İsmail Saymaz'ın 'açık cezaevinden firar' yazısı hakkında açıklama
Gazeteci İsmail Saymaz'ın yabancı mahkumlar açık ceza infaz kurumlarından firar ediyor açıklaması ile ilgili bilinmeyenler özel haberimizde.
Gazeteci İsmail Saymaz'ın yazılarını bizlerde büyük beğeni ile takip ediyoruz. Açık ceza infaz kurumlarından firar eden yabancı uyruklu hükümlülerin neden olacağı tehlikeleri belirten yazısını bugün okuduk. Yazı çok güzel kaleme alınmış ancak eksik hususları biz tamamlayalım.
Açık ceza infaz kurumlarında jandarma perosneli görev almaz, beton duvarlar bulunmaz, firar etmek isteyen hükümlüye karşı üst düzey tedbirler yoktur.
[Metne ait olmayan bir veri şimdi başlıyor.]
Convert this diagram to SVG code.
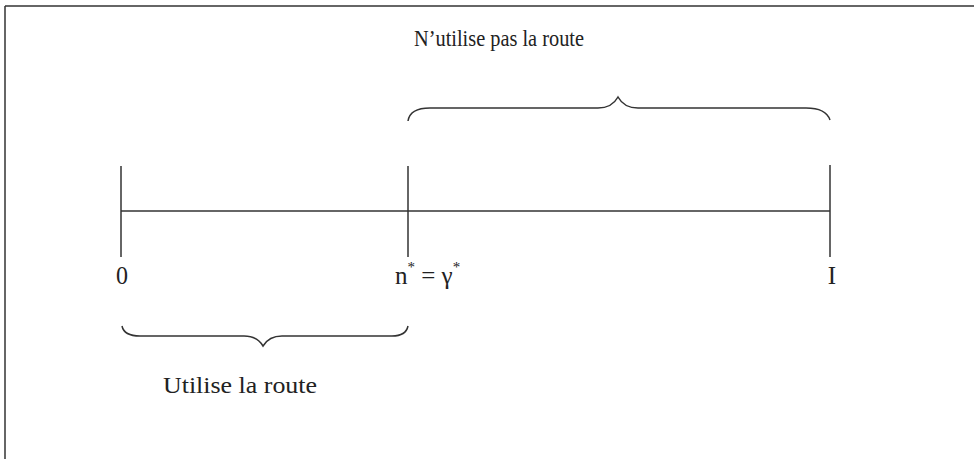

Zaten açık ceza infaz kurumu da hükümlülerin topluma hazırlandıkları, iş kollarında çalışıp meslek öğrendikleri kurumlardır. Tabiri caizse yapı itibariyle askeri birliklere büyük benzerlik gösterirler.
Ülkemizde gerçekleşen firar olaylarının yüzde 99.9'u açık ceza infaz kurumlarında yaşanır. Açık ceza infaz kurumuna ayrılan hükümlü zaten cezasının ciddi bir kısmını infaz etmiştir. Firar etse de kısa süre içerisinde yakalanır.
Terör hükümlülerinin açık ve denetimli serbestlik hakkı koşullu salıverilmelerine son 1 yıl kala gerçekleşir. Terör hükümlüleri açık ceza infaz kurumlarında bulunan diğer mahkumlarla karşılaştırılmamak için genellikle açık ceza infaz kurumuna gönderilmeden direkt denetimli serbestliğe gönderilir.
Bir terör hükümlüsünün denetimli serbestliğe veya açık ceza infaz kurumuna ayrılması için; ceza infaz kurumunda iyi halli olması, örgütten ayrılması ve kurum idaresi ile kurulları suç işlemeyeceğine ikna etmesi gerekiyor. T ve L Tipi ceza infaz kurumlarında adli mahkumların açık ceza infaz kurumuna ayrılması yoğunluktan dolayı detaylı incelenemese de, terör hükümlülerinin açık ceza infaz kurumuna ayrılması dosyaları ve son durumu didik didik edilerek incelenir.
Bu konuyla ilgili olarak 14 Aralık 2021 tarihinde yapmış olduğumuz özel haber için tıklayınız.
Hatta terör hükümlülerinin çok ciddi bir kısmı açık ceza infaz kurumuna ayrılamaz, bu konuda bazı medya kuruluşlarının da "siyasi mahkumların açık hakkı engellendi" yönünde yüzlerce asparagas haberi mevcuttur.
YABANCI HÜKÜMLÜLERİN AÇIK CEZAEVİNE AYRILMASI
Eskiden yabancı hükümlüler açık ceza infaz kurumuna ayrılmıyordu, 2017 yılında bu konu o kadar fazla gündeme geldi ki, bazı hukuk profesörleri ve muhalif medya da “insan hakları, eşitlik vb.” haberler ile yabancı hükümlülerin açık ceza infaz kurumlarına ayrılmamasını eleştirmişti.
Bu konuda yapılan bireysel başvuru sonucu bir hükümlü mahkemeyi kazanarak bu eşitsizliğin ortadan kalkmasını sağlamıştı. Yani yabancı hükümlülerin açık ceza infaz kurumuna ayrılması yasalara uygun. İsmail Saymaz’ın köşe yazısında bu konuda eksik bilgilendirme yapılmış, hükümlü ve tutuklular eşit haklara sahipler, çıkan yasalar hükümlüler arasında farklı şekilde uygulanamaz. (Yasa uygulanırken kişinin kimliğine bakılmaz)
Habere konu kişilerin adli kapsamında suç işleyen yabancı mahkumlar olduğu anlaşılmaktadır. Yabancı; taciz / tecavüz veya kasten öldürme hükümlüsünün tahliye edilmesi tehlike oluşturuyor da TC vatandaşı olan kişinin taciz / tecavüz veya kasten öldürme suçundan firarı tehlike oluşturmuyor mu? Tehlike için TC vatandaşı olma şartı aranmaz.
Gazeteci İsmail Saymaz’ın haklı olduğu nokta aslında bizce “Binlerce yıllık devlet geleneğine sahip, çağ açıp çağ kapatan bir milletin sahibi olduğu ülkede neden bu kadar yabancı var, yabancılar neden bu kadar fazla suç işliyor” hususudur.